When Edward Snowden exposed the the secret surveillance program in 2013, there was a public outcry. Not surprisingly, American citizens were upset about the massive amounts of data being collected on them in the name of national security. The theory is, the good of the society outweighs the rights of the individual. If you are unaware of how the US constitution is written, it prohibits illegal search and seizure. In other words, if they are to be monitored, warrants are supposed to be issued.

In countries that are considered to be part of the western world, one of the items that has been revisited is encryption. The security experts are saying that end to end encryption is a problem, and there should be a back door.  They point to companies like Silent Circle that seem to be creating a problem for law enforcement. Of course with that type of encryption, no one has keys to unlock those communications except for the intended recipient. The thought is terrorists will not be able to be prevented from causing harm. Already, the British Prime Minister, David Cameron, wanted to ban encrypted messaging apps for phones.

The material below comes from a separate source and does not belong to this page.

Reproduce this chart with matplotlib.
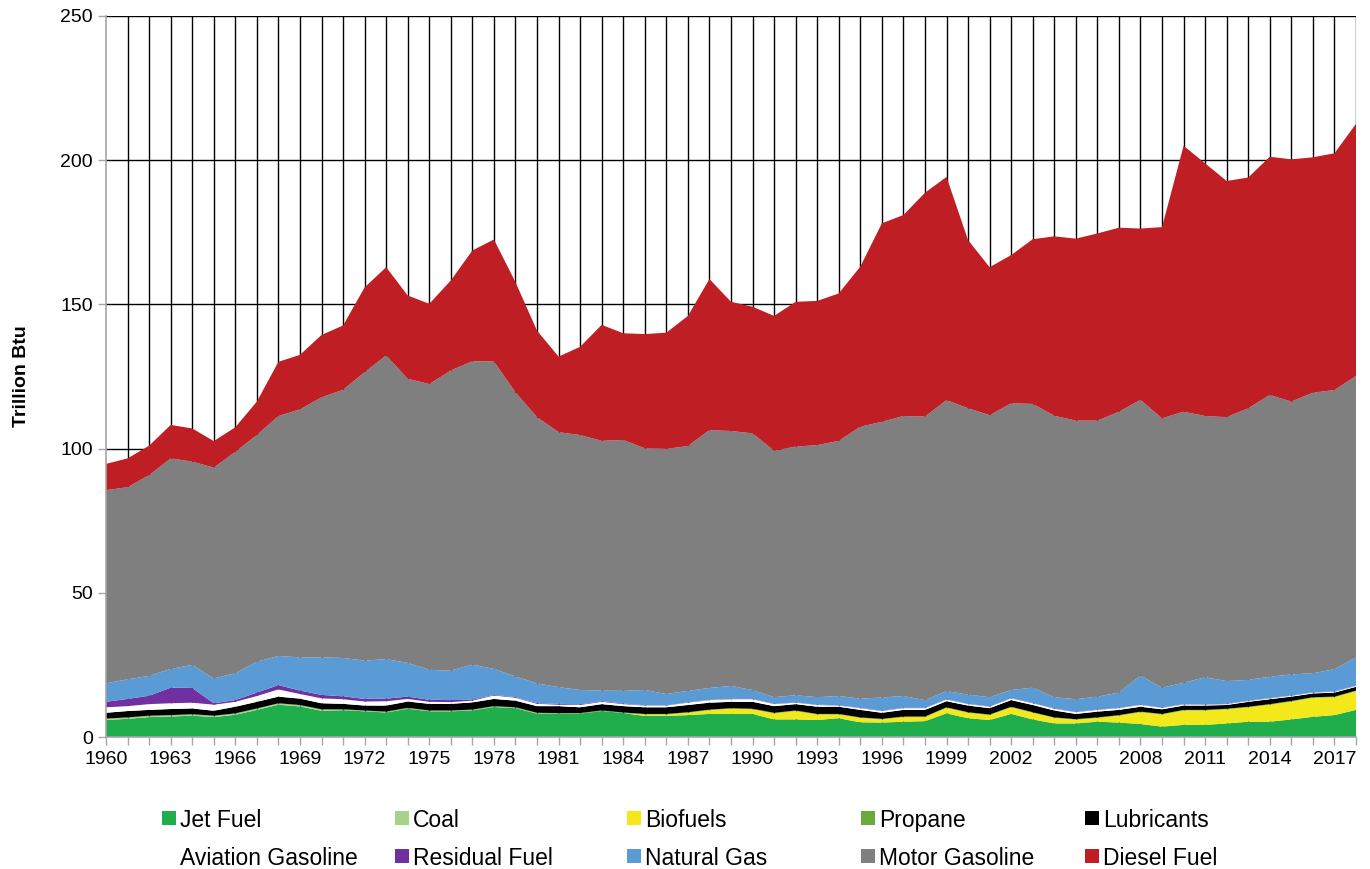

Interestingly, with all of the demonization of encryption after Paris, it has been discovered that the terrorists in France were also using unencrypted SMS texts as well as the encrypted Telegram. It is not that law enforcement could not see any of the information, or that all of the information was encrypted, it was a matter of the French DGSI (their intelligence agency) not putting the information together.

Does the good of society dictate that we give up our individual privacy? Some people think so. As an extreme case, US presidential candidate Donald Trump recently stated “I think a lot of people would be willing to give up some privacy in order to have more safety.” The balance point comes to where the dividng line is, and what privacy would we be giving up? As we know from other government experiences in all countries, if there is an opening, there are government agencies that will take advantage of the situation. Perhaps American citizens should put it to a vote. Is their national security worth a measure of privacy violation? That should be for them to decide.